Firstly, I wasn't sure what the "-c" mode was doing exactly either, so I checked:
- when verify-index is run without the "-c" option the tool cursors through id2entry retrieving each entry one at a time. From each entry it determines how that entry should be indexed or, to put it another way, the complete set of attribute index keys for that entry and for each configured attribute index. It then checks that the attribute indexes contain mappings for these keys.
In effect, this mode detects if there are missing records in the attribute indexes, but it does not detect if there are extraneous records, i.e. a record saying that an entry contains a particular value when, in fact, it doesn't.
- when verify-index is run with the "-c" option the tool cursors through the specified attribute index retrieving each index key / entry ID list one at a time. It then reads each of the lists entries and verifies that the listed entries contain the associated attribute value. In other words, this mode detects extraneous records. On the other hand, it does not detect missing records.

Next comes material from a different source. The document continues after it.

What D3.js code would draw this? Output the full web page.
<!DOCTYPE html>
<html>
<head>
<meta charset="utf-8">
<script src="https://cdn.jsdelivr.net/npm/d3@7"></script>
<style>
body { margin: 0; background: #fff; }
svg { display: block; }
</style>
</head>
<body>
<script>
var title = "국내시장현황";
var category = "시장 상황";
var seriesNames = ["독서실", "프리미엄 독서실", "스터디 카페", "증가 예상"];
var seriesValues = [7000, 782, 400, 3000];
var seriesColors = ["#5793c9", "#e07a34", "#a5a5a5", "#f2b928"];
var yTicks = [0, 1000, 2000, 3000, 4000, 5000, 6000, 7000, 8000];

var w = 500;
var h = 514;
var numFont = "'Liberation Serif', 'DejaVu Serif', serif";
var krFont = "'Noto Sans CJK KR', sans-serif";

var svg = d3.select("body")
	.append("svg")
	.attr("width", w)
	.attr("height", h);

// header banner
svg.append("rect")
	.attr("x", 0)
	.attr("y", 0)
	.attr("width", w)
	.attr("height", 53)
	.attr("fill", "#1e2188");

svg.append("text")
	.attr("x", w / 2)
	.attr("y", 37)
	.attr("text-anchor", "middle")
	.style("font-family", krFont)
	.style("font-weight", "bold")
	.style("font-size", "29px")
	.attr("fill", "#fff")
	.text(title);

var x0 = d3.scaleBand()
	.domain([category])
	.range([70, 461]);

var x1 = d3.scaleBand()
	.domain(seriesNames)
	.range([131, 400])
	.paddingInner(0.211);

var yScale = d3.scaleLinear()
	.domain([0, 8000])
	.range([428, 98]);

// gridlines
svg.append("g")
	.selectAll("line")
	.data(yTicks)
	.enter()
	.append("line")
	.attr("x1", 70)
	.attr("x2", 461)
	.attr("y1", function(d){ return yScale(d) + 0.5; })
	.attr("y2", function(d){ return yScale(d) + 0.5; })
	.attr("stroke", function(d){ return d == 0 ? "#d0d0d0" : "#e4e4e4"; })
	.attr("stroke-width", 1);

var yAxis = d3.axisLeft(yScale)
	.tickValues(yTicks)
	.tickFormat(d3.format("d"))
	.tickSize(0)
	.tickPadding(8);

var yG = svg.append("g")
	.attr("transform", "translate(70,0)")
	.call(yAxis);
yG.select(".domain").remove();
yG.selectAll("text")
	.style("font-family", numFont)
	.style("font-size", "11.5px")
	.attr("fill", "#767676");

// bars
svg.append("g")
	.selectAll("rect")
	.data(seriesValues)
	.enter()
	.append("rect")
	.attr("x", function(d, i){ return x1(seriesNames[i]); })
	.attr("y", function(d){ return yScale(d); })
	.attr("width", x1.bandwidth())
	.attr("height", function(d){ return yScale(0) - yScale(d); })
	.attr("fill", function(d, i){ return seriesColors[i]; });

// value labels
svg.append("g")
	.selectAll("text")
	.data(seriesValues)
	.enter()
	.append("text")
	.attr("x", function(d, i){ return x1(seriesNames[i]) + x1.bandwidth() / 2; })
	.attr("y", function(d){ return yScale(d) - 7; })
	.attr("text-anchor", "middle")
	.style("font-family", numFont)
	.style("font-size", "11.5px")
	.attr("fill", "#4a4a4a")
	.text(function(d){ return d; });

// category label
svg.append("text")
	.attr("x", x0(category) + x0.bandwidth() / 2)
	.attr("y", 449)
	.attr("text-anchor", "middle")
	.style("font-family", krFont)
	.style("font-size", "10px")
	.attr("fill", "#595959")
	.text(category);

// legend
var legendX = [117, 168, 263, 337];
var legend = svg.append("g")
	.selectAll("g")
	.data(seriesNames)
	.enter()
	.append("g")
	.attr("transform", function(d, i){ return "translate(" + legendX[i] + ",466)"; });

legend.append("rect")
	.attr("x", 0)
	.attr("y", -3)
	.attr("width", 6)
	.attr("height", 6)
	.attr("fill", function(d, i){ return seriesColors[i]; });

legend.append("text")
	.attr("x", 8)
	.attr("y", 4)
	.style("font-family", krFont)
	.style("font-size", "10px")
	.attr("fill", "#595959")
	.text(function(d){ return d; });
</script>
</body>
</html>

Although it should never happen, our indexes are tolerant to extraneous, or "garbage", records. This is because the indexing mechanism is "probablistic": an index query MUST return a list of candidate entries which includes ALL of the entries matching the filter criteria. Therefore it is important to run "verify-index" without the "-c" option, and less important to run it with the "-c" option. Note also that the two modes complement each other and that one can not be substituted by another. In other words, an index which is truly valid is one for which verify-index passes with and without the "-c" option.
The problem here is that verify-index is making a false assumption regarding the content of the attribute index keys. It is assuming that the key content, which is derived from the normalized form of an attribute value, is a valid assertion value according to the matching rule's assertion syntax. There are no such guarantees, in particular:
- the key content is not required to be equal to the normalized form of the attribute value. It could be a hash of the normalized form, for example
- the normalized form is not required to be a valid value according to the matching rule's assertion syntax
- assertion syntax != attribute value syntax (a good example being the objectIdentifierFirstComponentMatch)
In addition, a recent change altered the cursor order employed by verify-index so that records are iterated in disk order (this is essential for large mature DBs), so the additional checks which test that the previous key is less than the current key are likely to fail.
- verify-index should generate the set of index keys from the referenced entry and check that the set contains the current key
- verify-index should no longer check that the previous key is less than the current. I'm not sure why this check is done to be honest since this is an intrinsic property of a b-tree.
I'll address this in a separate issue since the problems you are seeing are unrelated to the issue.